Warner Brothers experienced serious difficulties in the 1920s and 1930s. Lighter and simpler wrap-arounds and corselettes replaced fiber and steel-boned corsets, Warner's primary products, and the Great Depression devastated all apparel markets. D. H. Warner, company president through this turbulent period, financed an extravagant lifestyle with company revenues. Bankers cut off credit lines, and D. H.'s death in 1934 was followed by an inheritance battle that nearly destroyed the firm.
John Fields, Sr., D. H. Warner's son-in-law, assumed control of the firm in 1934 and turned its fortunes around. Costs were slashed and new credit sources were secured. The company adopted synthetic fabrics and began to manufacture basic corselettes, girdles, and brassieres. It created or expanded design, manufacturing, licensing, and distribution facilities in the United States, Europe, and Latin America. The Second World War only temporarily interrupted an expansion that continued into the 1950s.
Between the late 1950s and early 1970s, improved elastic fabrics simplified the task of designing comfortably fitting foundation wear, and girdles and bras gave way to light lingerie, bodystockings, and pantyhose. Smaller and more product-specific firms and large diversified corporations, department stores, and chain stores cut into Warner's business. Older Warner stockholders liquidated their holdings, and Asian imports captured increasing shares of the U.S. women's clothing market.
The book's author, John Fields, Jr., managed the company through this critical period.

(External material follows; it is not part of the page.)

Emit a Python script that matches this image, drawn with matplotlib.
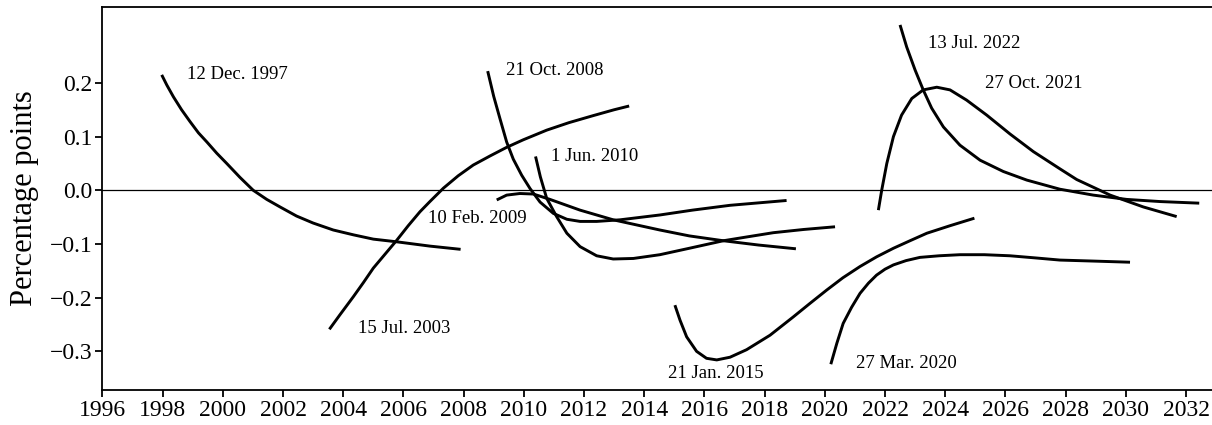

Warner narrowed its intimate apparel lines by concentrating on lighter and more fashionable styles for a younger, upscale clientele and moved into dress and knit shirts, sportswear, knit sweaters, and hosiery. It expanded its design and marketing departments, purchased fabric mills and retail outlets, and pursued a low-volume, high-markup production and price strategy. It employed Asian subcontractors, purchased an interest in a major Asian commission house, and expanded its Canadian and European interests. Financial control and research and development were centralized in a corporate headquarters, operational control was allocated to three major product divisions, and fashion risks were minimized by product diversification, close links to markets, and brand-name advertising. The strategies were successful, as the firm's assets, sales, and profits grew dramatically through the 1960s. By the early 1970s the company was listed on the New York Stock Exchange, was among the Fortune 500, and had acquired the name Warnaco.

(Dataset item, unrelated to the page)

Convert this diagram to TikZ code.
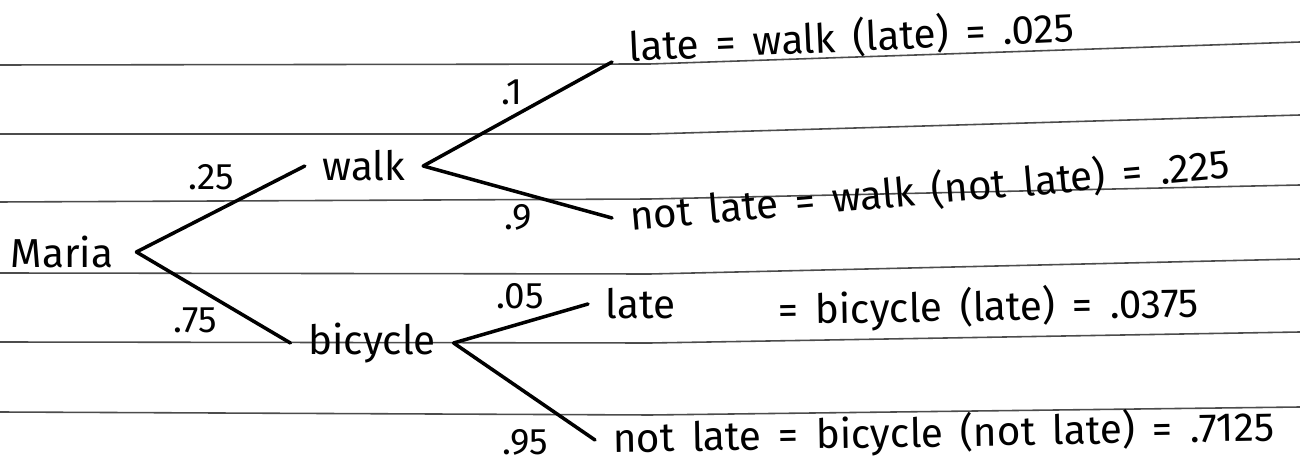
\documentclass[tikz,border=0pt]{standalone}
\usepackage{fontspec}
\setmainfont{Fira Sans}[WordSpace=1.6]
\usepackage{tikz}

\begin{document}
\begin{tikzpicture}[x=0.02cm, y=-0.02cm,
		word/.style={inner xsep=10pt, inner ysep=2pt, font=\fontsize{23}{27}\selectfont},
		prob/.style={inner sep=1pt, font=\fontsize{21}{25}\selectfont},
		branch/.style={line width=2pt, line cap=round},
		ruling/.style={black!70, line width=0.9pt}]
		\useasboundingbox (0,0) rectangle (1300,475);
		% ===== Ruled paper =====
		\fill[white] (0,0) rectangle (1300,475);
		\foreach \ya/\yb/\yc in {65/64/42, 134/134/115, 202/199/185, 273/274/259, 342/343/332, 412/415/407} {
			\draw[ruling] (0,\ya) -- (650,\yb) -- (1300,\yc);
		}
		% ===== First stage: how Maria travels =====
		\node[word, inner xsep=13pt] (maria) at (62,252) {Maria};
		\node[word] (walk) at (364,166) {walk};
		\node[word] (bicycle) at (372,343) {bicycle};
		\draw[branch] (maria.east) -- (walk.west);
		\draw[branch] (maria.east) -- (bicycle.west);
		\node[prob] (p25) at (211,177) {.25};
		\node[prob] (p75) at (195,320) {.75};
		% ===== Second stage: late or not late =====
		\node[word, anchor=base west, rotate=2.5] (wlate) at (612,62) {late = walk (late) = .025};
		\node[word, anchor=west, rotate=5] (wnot) at (612,218) {not late = walk (not late) = .225};
		\node[word, anchor=west] (blate) at (588,304) {late};
		\node[word, anchor=west, rotate=1] (blateeq) at (760,312) {= bicycle (late) = .0375};
		\node[word, anchor=west, rotate=1] (bnot) at (595,440) {not late = bicycle (not late) = .7125};
		\draw[branch] (walk.east) -- (wlate.base west);
		\draw[branch] (walk.east) -- (wnot.west);
		\draw[branch] (bicycle.east) -- (blate.west);
		\draw[branch] (bicycle.east) -- (bnot.west);
		\node[prob] (p1) at (512,92) {.1};
		\node[prob] (p9) at (518,217) {.9};
		\node[prob] (p05) at (520,296) {.05};
		\node[prob] (p95) at (525,442) {.95};
	\end{tikzpicture}
\end{document}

But Warnaco's sales fell dramatically in the recession of 1974-75. Its import operations incurred costly legal fees and fines and higher than anticipated tax bills. Excess capacity, low profits, and high capital costs thwarted restructuring efforts. The crises forced Fields Jr. to relinquish managerial control to younger executives and to accept fundamental changes in corporate philosophy, strategy, and organization. Product lines were narrowed, plants were sold, company-owned packaging and distribution divisions were sold or liquidated, and engineering, research, and planning staffs were slashed. Although there were large losses at first, the leaner and more specialized firm enjoyed great success between 1978 and the mid-1980s. Soon thereafter, however, a profitable but undervalued Warnaco succumbed to the "junk bond frenzy of the 1980s." In April 1986 the company that had been owned and controlled for over 110 years by four generations of Warners and Fields was purchased by an outside interest.
Fig Leaves and Fortunes is written for an audience far wider than professional historians or economists. It is not footnoted, and the bibliography is incomplete. The work is more descriptive and impressionistic than analytical and theoretical, and it makes little reference to academic work in either economics or history. Nonetheless, Fig Leaves draws on the author's many years of experience in the clothing business and on family and company records and recollections. It contains wonderful illustrations and photographs of fashion, advertising, and marketing materials. It provides a case study for some important theoretical analyses in business and economic history. Studies of segmented industrial development, market creation, and entrepreneurship along the lines pursued in Philip Scranton's Figured Tapestry: Production, Markets and Power in Philadelphia Textiles, 1885-1941 (1989), Susan Strasser's Satisfaction Guaranteed: The Making of the American Mass Market (1989), and Harold Livesay's "Entrepreneurial Dominance in Business Large and Small, Past and Present," Business History Review 63 (1989), can benefit from its empirical material. I recommend Fig Leaves and Fortunes to fashion buffs, business people, and to those academics in search of "insider's accounts" of business organization and strategy.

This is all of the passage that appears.